リペアしたカバーのエポキシが完全硬化したので、一気にケース組みする。
補助基盤差込のコンタクトピンの洗浄を行うが経年変化でソケット周りが
変形している。紙エポキシ基盤は反って来るので、数年後またリペアしなければ
ならないのが予想出来る。
(尤も、全面再ハンダ時に基盤ストレスを取る方向で行ったので大丈夫だと思うが)
(反った方向に左右上下円周状に半田を盛って行くと、ストレスは取れる)

イメージ 7

全ての修理が終わったので、エージングで様子を見る。
画像はHBC函館送信所 900Khz 5KWを受信中。
当地とは可也り離れて居るが、実験用の適当なワイヤアンテナで59+40dB
で受信可能だ。(受信は昼時間)

修理前は微かにしか受信出来なかったが、ここまで感度が出る。

次にNHK東京第一 594Khzを受信。
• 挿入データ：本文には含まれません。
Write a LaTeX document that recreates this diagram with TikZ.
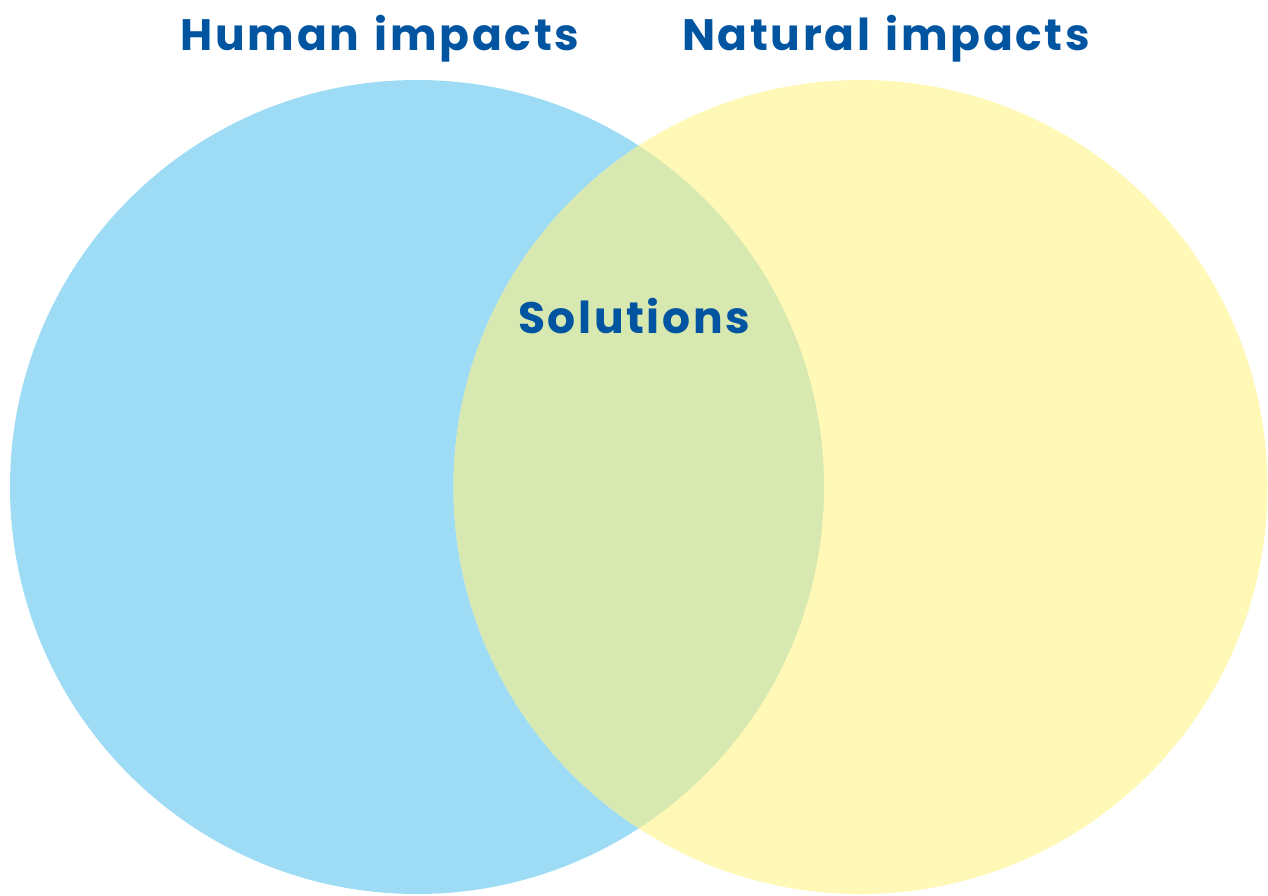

(これも昼間受信)
メーターは52程度だが当地でも良好に聴こえる。
747のBC帯域の受信ゲインは可也りあるようだ。

イメージ 8

アマバンドも受信、送信を繰り返したが全て問題無いようだ。
筆者の所有する747より好調だ・・・2,3年はキャリアポイント調整以外
弄る必要は無いだろうと思う。
もう暫く様子を見て、週末に返送しようと思う。